Output each line exactly as it appears, skipping any embedded picture.
──────────────────────────────
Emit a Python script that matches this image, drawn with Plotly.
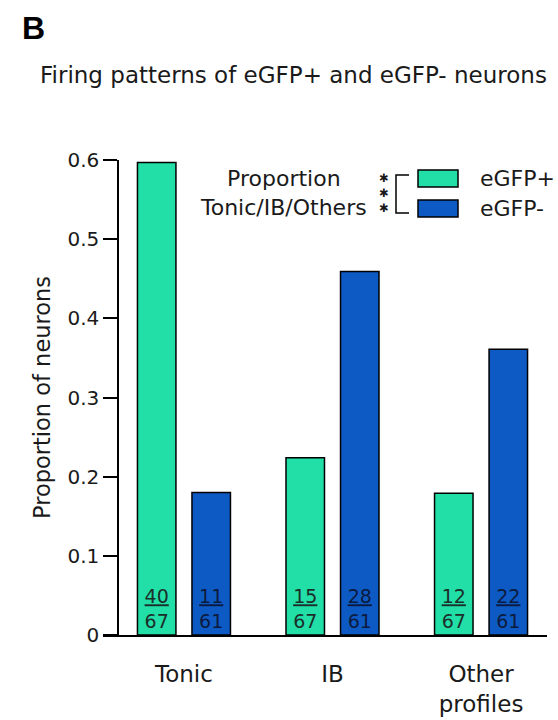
import plotly.graph_objects as go

# data
categories = ["Tonic", "IB", "Other profiles"]
category_labels = ["Tonic", "IB", "Other<br>profiles"]
series_names = ["eGFP+", "eGFP-"]
egfp_pos = [0.597, 0.224, 0.179]
egfp_neg = [0.180, 0.459, 0.361]
egfp_pos_num = [40, 15, 12]
egfp_pos_den = [67, 67, 67]
egfp_neg_num = [11, 28, 22]
egfp_neg_den = [61, 61, 61]
y_tickvals = [0, 0.1, 0.2, 0.3, 0.4, 0.5, 0.6]
y_ticktext = ["0", "0.1", "0.2", "0.3", "0.4", "0.5", "0.6"]

COLORS = ["#21DFA7", "#0E5AC4"]
TEXT_COLORS = ["#1c2e2a", "#0b1a3e"]
FONT = "DejaVu Sans"
INK = "#1a1a1a"

# plot box in pixels (558 x 720 page)
W, H = 558, 720
L, R, T, B = 103, 547, 160, 635


def px_x(v):
    return (v - L) / (R - L)


def px_y(v):
    return (B - v) / (B - T)


def frac(num, den):
    return [f"<u>{n}</u><br>{d}" for n, d in zip(num, den)]


fig = go.Figure()
for name, vals, num, den, col, tcol in [
    (series_names[0], egfp_pos, egfp_pos_num, egfp_pos_den, COLORS[0], TEXT_COLORS[0]),
    (series_names[1], egfp_neg, egfp_neg_num, egfp_neg_den, COLORS[1], TEXT_COLORS[1]),
]:
    fig.add_trace(go.Bar(
        name=name, x=categories, y=vals,
        marker=dict(color=col, line=dict(color="black", width=1.5)),
        text=frac(num, den), textposition="inside", insidetextanchor="start",
        textangle=0, textfont=dict(family=FONT, size=19, color=tcol),
        hoverinfo="skip",
    ))

# hand-drawn legend: swatches, bracket, asterisks, labels
shapes = []
annotations = []
for i, (name, col) in enumerate(zip(series_names, COLORS)):
    top = 170 + i * 30
    shapes.append(dict(type="rect", xref="paper", yref="paper",
                       x0=px_x(418), x1=px_x(458), y0=px_y(top), y1=px_y(top + 17),
                       fillcolor=col, line=dict(color="black", width=1.5)))
    annotations.append(dict(text=name, xref="paper", yref="paper",
                            x=px_x(478), y=px_y(top + 8.5), xanchor="left", yanchor="middle",
                            showarrow=False, font=dict(family=FONT, size=22, color=INK)))

shapes.append(dict(type="path", xref="paper", yref="paper",
                   path=(f"M{px_x(409)},{px_y(175)} L{px_x(396)},{px_y(175)} "
                         f"L{px_x(396)},{px_y(213)} L{px_x(409)},{px_y(213)}"),
                   line=dict(color="black", width=1.5)))

annotations.append(dict(text="✱<br>✱<br>✱", xref="paper", yref="paper",
                        x=px_x(384), y=px_y(193), xanchor="center", yanchor="middle",
                        showarrow=False, font=dict(family=FONT, size=11.5, color=INK)))

annotations.append(dict(text="Proportion<br>Tonic/IB/Others", xref="paper", yref="paper",
                        x=px_x(283), y=px_y(193), xanchor="center", yanchor="middle",
                        align="center", showarrow=False,
                        font=dict(family=FONT, size=22, color=INK)))

# panel letter
annotations.append(dict(text="<b>B</b>", xref="paper", yref="paper",
                        x=px_x(20), y=px_y(28), xanchor="left", yanchor="middle",
                        showarrow=False, font=dict(family="Liberation Sans", size=32, color="black")))

fig.update_layout(
    width=W, height=H,
    barmode="group", bargap=0.266, bargroupgap=0.294,
    showlegend=False,
    plot_bgcolor="white", paper_bgcolor="white",
    font=dict(family=FONT, color=INK),
    margin=dict(l=L, r=W - R, t=T, b=H - B, autoexpand=False),
    title=dict(text="Firing patterns of eGFP+ and eGFP- neurons",
               xref="container", yref="container", x=40 / W, y=1 - 75 / H,
               xanchor="left", yanchor="middle",
               font=dict(family=FONT, size=23, color=INK)),
    xaxis=dict(range=[-0.545, 2.444], showline=True, linecolor="black", linewidth=1.5,
               ticks="", showgrid=False, zeroline=False, automargin=False,
               tickvals=categories, ticktext=category_labels,
               tickfont=dict(family=FONT, size=23, color=INK), ticklabelstandoff=18),
    yaxis=dict(range=[0, 0.6], anchor="free", position=px_x(118),
               showline=True, linecolor="black", linewidth=1.5, automargin=False,
               ticks="outside", ticklen=14, tickwidth=1.5, tickcolor="black",
               tickvals=y_tickvals, ticktext=y_ticktext,
               showgrid=False, zeroline=False,
               tickfont=dict(family=FONT, size=20, color=INK),
               title=dict(text="Proportion of neurons", standoff=10,
                          font=dict(family=FONT, size=22.5, color=INK))),
    shapes=shapes,
    annotations=annotations,
)

# the page body has a default 8px margin; drop it so the figure fills the window
fig.write_html("out.html", config={"displayModeBar": False},
               post_script="document.body.style.margin='0';")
──────────────────────────────
▸ SOLUTION TO THIS TASK
Emit a Python script that matches this image, drawn with Plotly.
import plotly.graph_objects as go

# data
categories = ["Tonic", "IB", "Other profiles"]
category_labels = ["Tonic", "IB", "Other<br>profiles"]
series_names = ["eGFP+", "eGFP-"]
egfp_pos = [0.597, 0.224, 0.179]
egfp_neg = [0.180, 0.459, 0.361]
egfp_pos_num = [40, 15, 12]
egfp_pos_den = [67, 67, 67]
egfp_neg_num = [11, 28, 22]
egfp_neg_den = [61, 61, 61]
y_tickvals = [0, 0.1, 0.2, 0.3, 0.4, 0.5, 0.6]
y_ticktext = ["0", "0.1", "0.2", "0.3", "0.4", "0.5", "0.6"]

COLORS = ["#21DFA7", "#0E5AC4"]
TEXT_COLORS = ["#1c2e2a", "#0b1a3e"]
FONT = "DejaVu Sans"
INK = "#1a1a1a"

# plot box in pixels (558 x 720 page)
W, H = 558, 720
L, R, T, B = 103, 547, 160, 635


def px_x(v):
    return (v - L) / (R - L)


def px_y(v):
    return (B - v) / (B - T)


def frac(num, den):
    return [f"<u>{n}</u><br>{d}" for n, d in zip(num, den)]


fig = go.Figure()
for name, vals, num, den, col, tcol in [
    (series_names[0], egfp_pos, egfp_pos_num, egfp_pos_den, COLORS[0], TEXT_COLORS[0]),
    (series_names[1], egfp_neg, egfp_neg_num, egfp_neg_den, COLORS[1], TEXT_COLORS[1]),
]:
    fig.add_trace(go.Bar(
        name=name, x=categories, y=vals,
        marker=dict(color=col, line=dict(color="black", width=1.5)),
        text=frac(num, den), textposition="inside", insidetextanchor="start",
        textangle=0, textfont=dict(family=FONT, size=19, color=tcol),
        hoverinfo="skip",
    ))

# hand-drawn legend: swatches, bracket, asterisks, labels
shapes = []
annotations = []
for i, (name, col) in enumerate(zip(series_names, COLORS)):
    top = 170 + i * 30
    shapes.append(dict(type="rect", xref="paper", yref="paper",
                       x0=px_x(418), x1=px_x(458), y0=px_y(top), y1=px_y(top + 17),
                       fillcolor=col, line=dict(color="black", width=1.5)))
    annotations.append(dict(text=name, xref="paper", yref="paper",
                            x=px_x(478), y=px_y(top + 8.5), xanchor="left", yanchor="middle",
                            showarrow=False, font=dict(family=FONT, size=22, color=INK)))

shapes.append(dict(type="path", xref="paper", yref="paper",
                   path=(f"M{px_x(409)},{px_y(175)} L{px_x(396)},{px_y(175)} "
                         f"L{px_x(396)},{px_y(213)} L{px_x(409)},{px_y(213)}"),
                   line=dict(color="black", width=1.5)))

annotations.append(dict(text="✱<br>✱<br>✱", xref="paper", yref="paper",
                        x=px_x(384), y=px_y(193), xanchor="center", yanchor="middle",
                        showarrow=False, font=dict(family=FONT, size=11.5, color=INK)))

annotations.append(dict(text="Proportion<br>Tonic/IB/Others", xref="paper", yref="paper",
                        x=px_x(283), y=px_y(193), xanchor="center", yanchor="middle",
                        align="center", showarrow=False,
                        font=dict(family=FONT, size=22, color=INK)))

# panel letter
annotations.append(dict(text="<b>B</b>", xref="paper", yref="paper",
                        x=px_x(20), y=px_y(28), xanchor="left", yanchor="middle",
                        showarrow=False, font=dict(family="Liberation Sans", size=32, color="black")))

fig.update_layout(
    width=W, height=H,
    barmode="group", bargap=0.266, bargroupgap=0.294,
    showlegend=False,
    plot_bgcolor="white", paper_bgcolor="white",
    font=dict(family=FONT, color=INK),
    margin=dict(l=L, r=W - R, t=T, b=H - B, autoexpand=False),
    title=dict(text="Firing patterns of eGFP+ and eGFP- neurons",
               xref="container", yref="container", x=40 / W, y=1 - 75 / H,
               xanchor="left", yanchor="middle",
               font=dict(family=FONT, size=23, color=INK)),
    xaxis=dict(range=[-0.545, 2.444], showline=True, linecolor="black", linewidth=1.5,
               ticks="", showgrid=False, zeroline=False, automargin=False,
               tickvals=categories, ticktext=category_labels,
               tickfont=dict(family=FONT, size=23, color=INK), ticklabelstandoff=18),
    yaxis=dict(range=[0, 0.6], anchor="free", position=px_x(118),
               showline=True, linecolor="black", linewidth=1.5, automargin=False,
               ticks="outside", ticklen=14, tickwidth=1.5, tickcolor="black",
               tickvals=y_tickvals, ticktext=y_ticktext,
               showgrid=False, zeroline=False,
               tickfont=dict(family=FONT, size=20, color=INK),
               title=dict(text="Proportion of neurons", standoff=10,
                          font=dict(family=FONT, size=22.5, color=INK))),
    shapes=shapes,
    annotations=annotations,
)

# the page body has a default 8px margin; drop it so the figure fills the window
fig.write_html("out.html", config={"displayModeBar": False},
               post_script="document.body.style.margin='0';")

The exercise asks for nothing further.